[Stated task] Copy out exactly the lines spanning the line with "Generate a component" to the line with "YAxis, CartesianGrid, Legend", inclusive, from the data underneath, with no pictures.

[Material]
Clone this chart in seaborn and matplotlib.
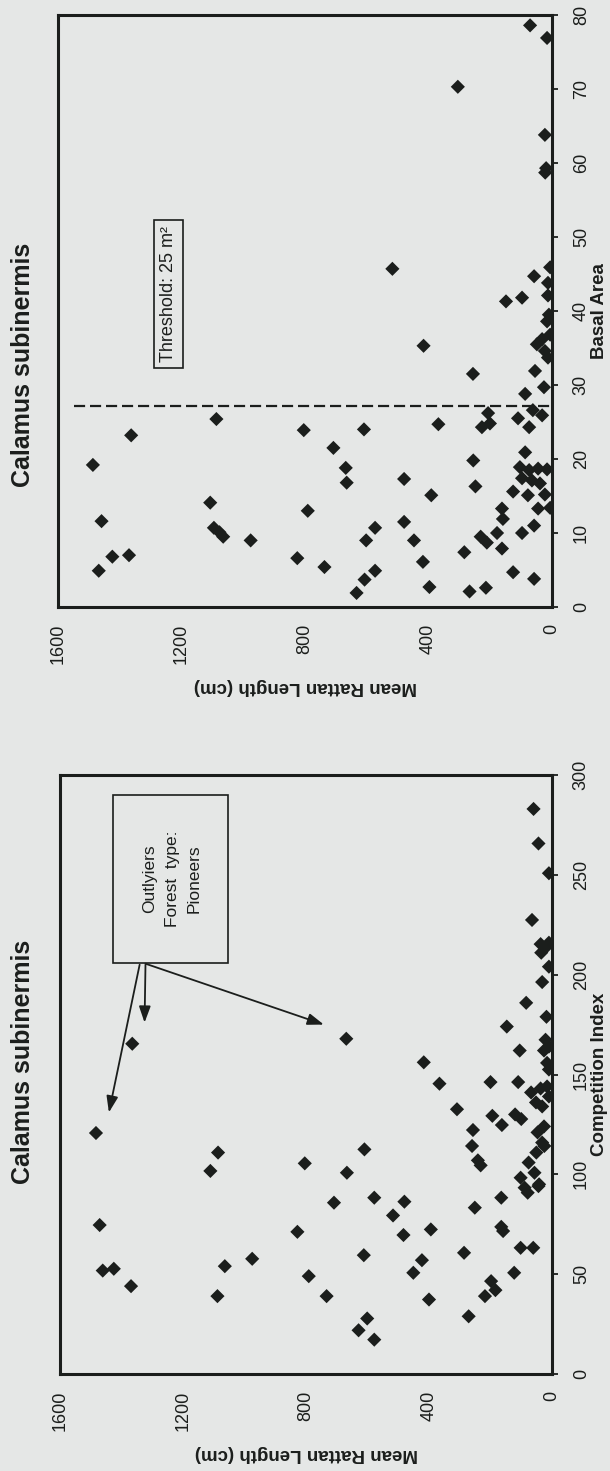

...

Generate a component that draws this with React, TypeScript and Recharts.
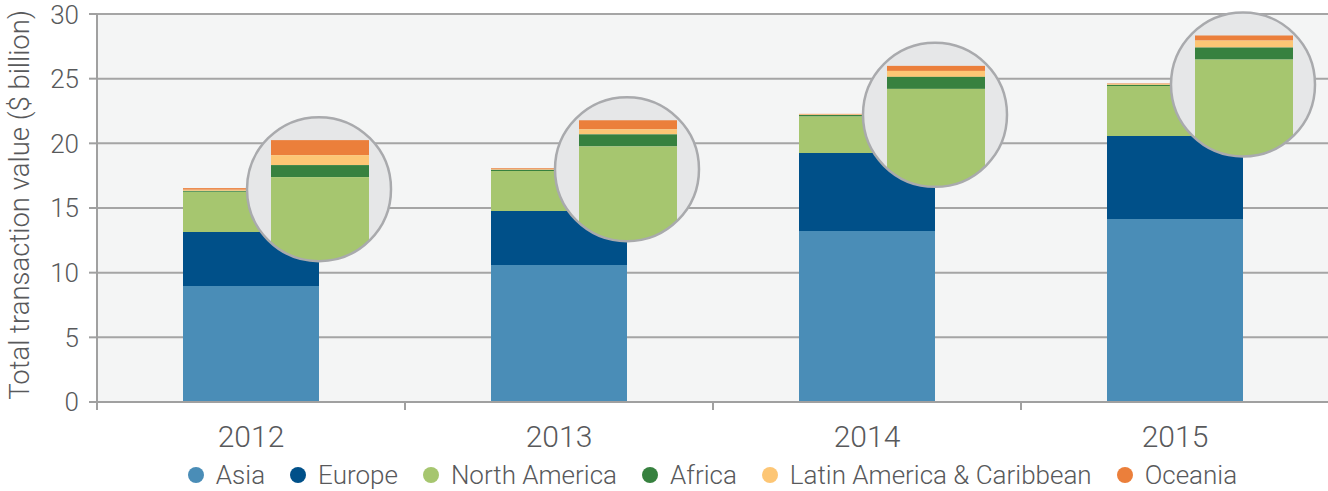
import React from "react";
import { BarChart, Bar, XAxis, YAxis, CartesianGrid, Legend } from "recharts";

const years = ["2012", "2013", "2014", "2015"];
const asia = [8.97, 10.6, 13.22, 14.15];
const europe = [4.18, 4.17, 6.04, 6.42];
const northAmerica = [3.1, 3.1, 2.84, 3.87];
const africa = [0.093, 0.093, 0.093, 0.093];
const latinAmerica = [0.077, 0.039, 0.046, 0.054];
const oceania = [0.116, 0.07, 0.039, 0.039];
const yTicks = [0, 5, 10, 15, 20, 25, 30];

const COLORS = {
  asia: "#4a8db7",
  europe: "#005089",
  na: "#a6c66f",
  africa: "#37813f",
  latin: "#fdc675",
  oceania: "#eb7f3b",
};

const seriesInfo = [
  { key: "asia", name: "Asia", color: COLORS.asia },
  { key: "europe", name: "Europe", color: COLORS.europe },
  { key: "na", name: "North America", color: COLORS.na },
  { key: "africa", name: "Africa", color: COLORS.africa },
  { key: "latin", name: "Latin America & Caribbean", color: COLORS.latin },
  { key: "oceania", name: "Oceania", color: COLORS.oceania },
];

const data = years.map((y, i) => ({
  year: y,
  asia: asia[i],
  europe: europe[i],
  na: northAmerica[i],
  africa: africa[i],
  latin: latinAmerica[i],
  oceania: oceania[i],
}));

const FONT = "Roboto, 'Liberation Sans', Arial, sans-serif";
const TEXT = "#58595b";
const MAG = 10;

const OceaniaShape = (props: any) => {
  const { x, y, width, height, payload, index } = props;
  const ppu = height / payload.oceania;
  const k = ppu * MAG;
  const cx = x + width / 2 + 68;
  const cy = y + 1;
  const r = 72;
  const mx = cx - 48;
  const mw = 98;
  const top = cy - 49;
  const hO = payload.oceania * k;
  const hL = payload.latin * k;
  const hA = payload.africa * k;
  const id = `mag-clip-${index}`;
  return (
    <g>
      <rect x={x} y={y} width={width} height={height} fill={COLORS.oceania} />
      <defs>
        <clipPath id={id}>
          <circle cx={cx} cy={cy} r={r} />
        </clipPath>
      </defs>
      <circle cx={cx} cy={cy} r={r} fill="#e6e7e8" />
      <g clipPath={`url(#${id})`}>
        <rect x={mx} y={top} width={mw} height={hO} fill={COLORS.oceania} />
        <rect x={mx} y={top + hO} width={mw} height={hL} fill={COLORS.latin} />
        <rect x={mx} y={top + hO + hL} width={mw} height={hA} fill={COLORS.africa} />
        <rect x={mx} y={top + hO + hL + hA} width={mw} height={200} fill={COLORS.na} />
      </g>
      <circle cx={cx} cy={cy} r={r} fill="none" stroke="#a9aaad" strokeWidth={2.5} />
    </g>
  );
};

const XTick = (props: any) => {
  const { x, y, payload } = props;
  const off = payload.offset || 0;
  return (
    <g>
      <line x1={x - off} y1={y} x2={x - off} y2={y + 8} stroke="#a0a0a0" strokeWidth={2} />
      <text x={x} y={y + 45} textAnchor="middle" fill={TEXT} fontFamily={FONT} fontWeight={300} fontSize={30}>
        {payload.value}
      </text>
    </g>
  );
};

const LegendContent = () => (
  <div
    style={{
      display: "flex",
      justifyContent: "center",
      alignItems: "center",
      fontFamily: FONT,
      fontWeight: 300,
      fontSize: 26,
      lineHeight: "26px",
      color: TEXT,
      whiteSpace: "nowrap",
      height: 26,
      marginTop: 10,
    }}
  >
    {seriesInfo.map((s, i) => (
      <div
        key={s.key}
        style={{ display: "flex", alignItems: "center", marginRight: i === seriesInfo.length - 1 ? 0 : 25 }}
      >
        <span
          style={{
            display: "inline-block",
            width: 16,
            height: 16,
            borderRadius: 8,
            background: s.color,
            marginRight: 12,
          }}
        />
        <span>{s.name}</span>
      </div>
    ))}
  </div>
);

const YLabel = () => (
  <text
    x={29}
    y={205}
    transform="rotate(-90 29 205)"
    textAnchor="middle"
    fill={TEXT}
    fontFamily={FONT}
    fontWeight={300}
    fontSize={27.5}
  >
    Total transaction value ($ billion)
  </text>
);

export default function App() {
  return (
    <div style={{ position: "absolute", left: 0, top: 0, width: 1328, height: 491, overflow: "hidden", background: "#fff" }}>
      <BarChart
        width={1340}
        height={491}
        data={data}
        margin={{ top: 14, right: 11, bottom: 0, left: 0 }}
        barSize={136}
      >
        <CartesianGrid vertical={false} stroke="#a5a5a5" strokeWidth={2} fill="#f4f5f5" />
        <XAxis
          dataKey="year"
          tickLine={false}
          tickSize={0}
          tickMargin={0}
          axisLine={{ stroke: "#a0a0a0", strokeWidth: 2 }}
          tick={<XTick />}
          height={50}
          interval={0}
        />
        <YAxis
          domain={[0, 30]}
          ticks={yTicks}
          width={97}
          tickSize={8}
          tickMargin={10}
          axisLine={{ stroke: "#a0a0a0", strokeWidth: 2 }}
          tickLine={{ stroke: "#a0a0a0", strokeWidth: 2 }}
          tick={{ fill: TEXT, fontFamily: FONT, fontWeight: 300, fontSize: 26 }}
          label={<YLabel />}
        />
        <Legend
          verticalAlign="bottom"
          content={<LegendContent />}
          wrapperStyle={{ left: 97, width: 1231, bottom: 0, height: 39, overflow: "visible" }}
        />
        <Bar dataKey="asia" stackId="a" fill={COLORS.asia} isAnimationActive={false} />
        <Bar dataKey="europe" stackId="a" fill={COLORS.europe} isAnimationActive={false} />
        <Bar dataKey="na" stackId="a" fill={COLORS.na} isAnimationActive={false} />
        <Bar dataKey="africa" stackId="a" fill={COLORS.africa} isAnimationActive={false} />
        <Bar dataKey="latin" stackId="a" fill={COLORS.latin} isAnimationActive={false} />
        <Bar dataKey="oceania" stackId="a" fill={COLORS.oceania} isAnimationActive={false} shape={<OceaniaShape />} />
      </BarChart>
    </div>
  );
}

[Response to this exercise]
Generate a component that draws this with React, TypeScript and Recharts.
import React from "react";
import { BarChart, Bar, XAxis, YAxis, CartesianGrid, Legend } from "recharts";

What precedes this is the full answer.